The Fed said Thursday that under that scenario, the 34 banks would suffer combined loan losses of $383 billion. That's down from $526 billion in losses for 33 banks last year. The Fed said the losses would reduce the banks' high-quality capital from 12.5 percent of its loans in the fourth quarter last year to 9.2 percent at the end of 2017. The 9.2 percent level shows improvement from last year's 8.4 percent. It's far above the 4.5 percent minimum capital level and the 5.5 percent that the banks held at the start of 2009, soon after the crisis hit, the year the first stress tests were performed.
Banks coming closest to not meeting the minimum capital ratio were Ally Financial, with a tested level of 6.5 percent; Capital One Financial, with 7.0 percent; Huntington Bancshares, 7.0 percent; KeyCorp, 6.8 percent; and SunTrust Banks, 7.1 percent.
The "severely adverse" scenario showed $100 billion in projected losses from credit card loans for the banks. It was the first time the tests showed losses from credit card loans rising to an equal level with losses from commercial and industrial loans, the Fed said. With $100 billion each, the two categories represent about 52 percent of the total $383 billion in projected loan losses.
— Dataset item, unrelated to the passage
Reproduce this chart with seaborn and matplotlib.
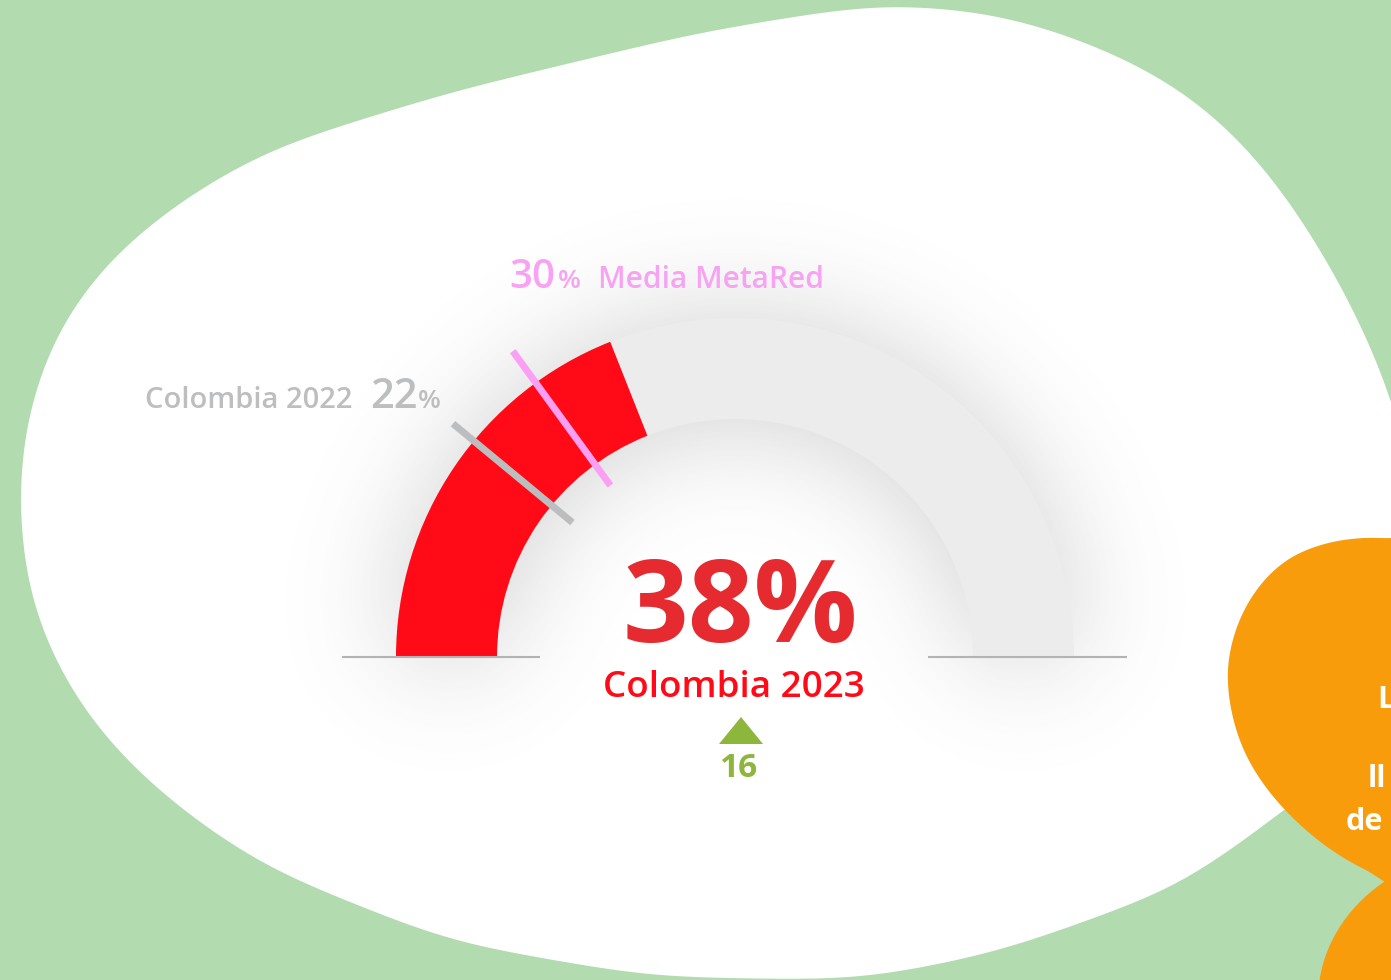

All the banks can now amend their plans on dividend payments and stock buybacks to win Fed approval before it announces its decisions on those issues next Wednesday. Increasing dividends costs money and the government doesn't want banks to shrink their capital reserves, making them vulnerable in another recession.
In last year's second round, the Fed barred U.S. businesses of two European banks, Germany's Deutsche Bank and Spain's Santander, from raising dividends or boosting stock buybacks. It was the third straight year that the Fed rejected the plan of the U.S. division of Santander, which is one of Europe's biggest banks, and the second straight rejection for Deutsche Bank Trust Corp., the U.S. transaction bank and wealth management business of Germany's largest bank. The regulators said that, although there have been improvements, the banks continue to show weaknesses in supervision that could harm their capital planning.
CIT was added this year to the banks tested by the Fed. They are: Ally Financial, American Express, BancWest, Bank of America, Bank of New York Mellon, BB&T, BBVA Compass, BMO Financial, Capital One, Citigroup, Citizens Financial, Comerica, Deutsche Bank, Discover, Fifth Third, Goldman Sachs, HSBC, Huntington Bancshares, JPMorgan, KeyCorp, M&T, Morgan Stanley, MUFG Americas Holdings, Northern Trust, PNC, Regions Financial, Santander Holdings, State Street, SunTrust, TD Group, U.S. Bancorp, Wells Fargo and Zions Bancorp.